Lançado nos Estados Unidos no início deste ano no canal público PBS, ”Copyright
Criminals” é um documentário que destrincha uma técnica cada vez mais
conhecida nestes tempos: o sampling, que poderia ser resumidamente
explicado como o “ato de usar um trecho de uma produção como parte de uma produção própria“. Uma técnica que tem origem no início dos anos 1960, nas experimentações caseiras de malucos como William Burroughs e Brion Gysin, e entra na década seguinte como um dos elementos centrais do hip-hop, de onde desde então costuma ser mais associado.
O documentário trata de falar dos mais
diversos aspectos da técnica, partindo dessa época de nascimento do hip
hop, nos bairros negros da Nova York da década de 1970, chegando até a
indústria milionária do rap deste anos 2000 (inclusive, como
ilustração, há uma timeline do sampling feito pela produção do filme e disponibilizada no site da emissora PBS).
De um modo quase didático, primeiro o
filme mostra algumas das, digamos, “vantagens sentimentais” do uso do
sampling, como a potencialização da lembrança de músicas antigas e dos
consequentes momentos em que elas foram escutadas, visto que a vida é
(sempre foi) permeada de música. Isso tanto valoriza o que passou
quanto traz a tona um repertório desconhecido pra pessoas que não
viveram a época da música em questão, tornando-se assim um link
divulgador de um contexto aplicado em um novo.

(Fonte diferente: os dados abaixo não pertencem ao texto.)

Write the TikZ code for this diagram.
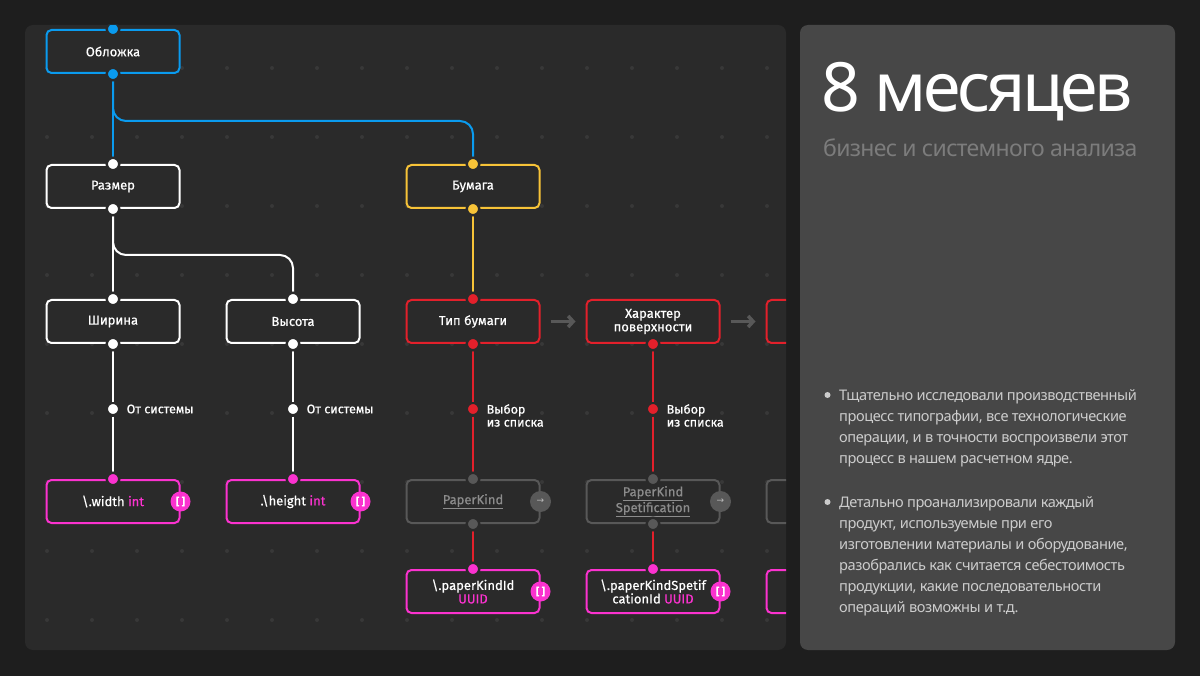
\documentclass[tikz,border=0pt]{standalone}
\usepackage{fontspec}
\setmainfont{Noto Sans}
\newfontfamily\nodefont{Fira Sans}[FakeBold=0.5]
\newfontfamily\headfont{Noto Sans}[LetterSpace=-3]
\newfontfamily\bigfont{Noto Sans}[LetterSpace=-5]
\newfontfamily\symfont{DejaVu Sans}
\usetikzlibrary{arrows.meta,positioning}

\definecolor{bgdark}{HTML}{1E1E1E}
\definecolor{panel}{HTML}{2A2A2A}
\definecolor{sidepanel}{HTML}{474747}
\definecolor{griddot}{HTML}{383838}
\definecolor{cblue}{HTML}{0A9BEF}
\definecolor{cyellow}{HTML}{F7C338}
\definecolor{cred}{HTML}{E3202B}
\definecolor{cpink}{HTML}{FB32CF}
\definecolor{cgrey}{HTML}{585858}
\definecolor{txtgrey}{HTML}{8C8C8C}
\definecolor{subgrey}{HTML}{7C7C7C}
\definecolor{bodytxt}{HTML}{CCCCCC}

\tikzset{
  box/.style={draw=#1, line width=2pt, rounded corners=5pt, fill=panel,
    minimum width=133pt, minimum height=43pt, inner sep=0pt, align=center,
    text=white, font=\nodefont\fontsize{13}{13.5}\selectfont},
  wire/.style={draw=#1, line width=2pt},
  port/.style={circle, fill=#1, draw=panel, line width=2.5pt,
    minimum size=12.5pt, inner sep=0pt},
  lbl/.style={text=white, align=left, inner sep=0pt,
    font=\nodefont\fontsize{12.5}{13}\selectfont},
  flow/.style={draw=cgrey, line width=3.5pt, -{Straight Barb[length=5pt,width=11pt]}},
  badge/.style={circle, fill=cpink, minimum size=20pt, inner sep=0pt, text=white,
    font=\nodefont\bfseries\fontsize{10}{10}\selectfont},
  gobtn/.style={circle, fill=cgrey, minimum size=21pt, inner sep=0pt, text=txtgrey!60!white,
    font=\symfont\fontsize{9}{9}\selectfont},
  side/.style={anchor=north west, inner sep=0pt, text=bodytxt, align=left,
    font=\headfont\fontsize{14.6}{21}\selectfont},
}

\begin{document}
\begin{tikzpicture}[x=1pt,y=-1pt]
\fill[bgdark] (0,0) rectangle (1200,676);
\useasboundingbox (0,0) rectangle (1200,676);

\fill[panel, rounded corners=8pt] (25,25) rectangle (786,650);
\fill[sidepanel, rounded corners=8pt] (800,25) rectangle (1175,650);

\begin{scope}
\clip[rounded corners=8pt] (25,25) rectangle (786,650);
\foreach \i in {0,...,16}
  \foreach \j in {0,...,8}
    \fill[griddot] (47+45*\i, 68+69*\j) circle [radius=2pt];

% tree of blocks
\node [box=cblue]   (oblozhka) at (113, 51.5) {Обложка};
\node [box=white]   (razmer)   at (113,186.5) {Размер};
\node [box=cyellow] (bumaga)   at (473,186.5) {Бумага};
\node [box=white]   (shirina)  at (113,321.5) {Ширина};
\node [box=white]   (vysota)   at (293,321.5) {Высота};
\node [box=cred]    (tip)      at (473,321.5) {Тип бумаги};
\node [box=cred]    (harakter) at (653,321.5) {Характер\\поверхности};
\node [box=cred]    (sled)     at (833,321.5) {};

\node [box=cgrey,text=txtgrey] (paperkind) at (473,501.5) {\underline{PaperKind}};
\node [box=cgrey,text=txtgrey] (spetif)    at (653,501.5) {\underline{PaperKind}\\\underline{Spetification}};
\node [box=cgrey]              (sledkind)  at (833,501.5) {};

\node [box=cpink] (width)  at (113,501.5) {\textbackslash.width \textcolor{cpink}{int}};
\node [box=cpink] (height) at (293,501.5) {.\textbackslash height \textcolor{cpink}{int}};
\node [box=cpink] (kindid) at (473,591.5) {\textbackslash.paperKindId\\\textcolor{cpink}{UUID}};
\node [box=cpink] (spetid) at (653,591.5) {\textbackslash.paperKindSpetif\\cationId \textcolor{cpink}{UUID}};
\node [box=cpink] (sledid) at (833,591.5) {};

% sources on the links
\node [port=white] (sys1) at (113,409) {};
\node [port=white] (sys2) at (293,409) {};
\node [port=cred]  (vyb1) at (473,409) {};
\node [port=cred]  (vyb2) at (653,409) {};
\node [lbl, right=6pt of sys1] (sys1txt) {От системы};
\node [lbl, right=6pt of sys2] (sys2txt) {От системы};
\node [lbl, right=6pt of vyb1, yshift=-6.5pt] (vyb1txt) {Выбор\\из списка};
\node [lbl, right=6pt of vyb2, yshift=-6.5pt] (vyb2txt) {Выбор\\из списка};

% links
\draw [wire=cblue] (oblozhka.south) -- (razmer.north);
\draw [wire=cblue, rounded corners=13pt] (oblozhka.south) -- ++(0,47) -| (bumaga.north);
\draw [wire=white] (razmer.south) -- (shirina.north);
\draw [wire=white, rounded corners=13pt] (razmer.south) -- ++(0,46) -| (vysota.north);
\draw [wire=cyellow] (bumaga.south) -- (tip.north);
\draw [wire=white] (shirina.south) -- (sys1) -- (width.north);
\draw [wire=white] (vysota.south) -- (sys2) -- (height.north);
\draw [wire=cred] (tip.south) -- (vyb1) -- (paperkind.north);
\draw [wire=cred] (harakter.south) -- (vyb2) -- (spetif.north);
\draw [wire=cred] (paperkind.south) -- (kindid.north);
\draw [wire=cred] (spetif.south) -- (spetid.north);

\draw [flow, shorten <=10pt, shorten >=10pt] (tip.east) -- (harakter.west);
\draw [flow, shorten <=10pt, shorten >=10pt] (harakter.east) -- (sled.west);

% ports
\foreach \a/\c [count=\k] in {oblozhka.north/cblue, oblozhka.south/cblue,
    razmer.north/white, razmer.south/white, bumaga.north/cyellow, bumaga.south/cyellow,
    shirina.north/white, shirina.south/white, vysota.north/white, vysota.south/white,
    tip.north/cred, tip.south/cred, harakter.south/cred,
    paperkind.north/cgrey, paperkind.south/cgrey, spetif.north/cgrey, spetif.south/cgrey,
    width.north/cpink, height.north/cpink, kindid.north/cpink, spetid.north/cpink}
  \node [port=\c] (port\k) at (\a) {};

% buttons
\node [gobtn] (kindgo)   at (paperkind.east) {→};
\node [gobtn] (spetifgo) at (spetif.east)    {→};
\node [badge] (widthls)  at (width.east)  {[\hspace{2.5pt}]};
\node [badge] (heightls) at (height.east) {[\hspace{2.5pt}]};
\node [badge] (kindls)   at (kindid.east) {[\hspace{2.5pt}]};
\node [badge] (spetls)   at (spetid.east) {[\hspace{2.5pt}]};
\end{scope}

% side panel
\node [anchor=base west, inner sep=0pt, text=white,
       font=\bigfont\fontsize{68}{68}\selectfont] (title) at (821,112) {8 месяцев};
\node [anchor=base west, inner sep=0pt, text=subgrey,
       font=\headfont\fontsize{23}{23}\selectfont] (subtitle) at (823,157) {бизнес и системного анализа};

\node [side] (bullet1) at (839,389)
  {Тщательно исследовали производственный\\процесс типографии, все технологические\\операции, и в точности воспроизвели этот\\процесс в нашем расчетном ядре.};
\node [side] (bullet2) at (839,496)
  {Детально проанализировали каждый\\продукт, используемые при его\\изготовлении материалы и оборудование,\\разобрались как считается себестоимость\\продукции, какие последовательности\\операций возможны и т.д.};
\fill [bodytxt] (827.5,395) circle [radius=3pt];
\fill [bodytxt] (827.5,502) circle [radius=3pt];
\end{tikzpicture}
\end{document}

Aparece também o “outro lado”, aquele
que diz que o sampling pode ser considerado um modo “preguiçoso” de se
produzir música – afinal, dizem, é muito fácil pegar algo que já está
bom e por o próprio nome nisso do que compor esse trecho. Nesse caso, joga-se os holofotes em artistas como Clyde Stubblefield,
baterista de James Brown, considerado uma das pessoas mais sampleadas
da história, mas que nunca ganhou nem mesmo crédito nestes trocentos
samplers de sua rica batera funkeada.
Desta e outras histórias contadas ficam
alguns questionamentos: usar determinado trecho de uma música e
inserí-la em outro contexto, transformando do jeito que lhe parecer
melhor, seria aprimoramento, progresso, regresso, roubo, criação ou o
quê?
Questionamentos a parte, é claro que
tem gente que não gosta que mexam com uma linha de suas músicas,
especialmente quem as vê somente como mercadoria que vale X dinheiros
no mercado. Visão esta que também é mostrada no filme, através de
entrevista com alguns músicos e gravadoras que não aprovam quaisquer
versões derivadas de “suas” canções.
Como já falado aqui e sabido de muitos,
os samplers são a base musical do hip hop, criado a partir das batidas
do funk e da música de raiz negra em geral com o acréscimo dos vocais
ritmados/rimados – o tal do rap, frequentemente relacionado como sinônimo de hip-hop, o que não é (entre nos links de cada uma das palavras para saber mais sobre suas diferenças).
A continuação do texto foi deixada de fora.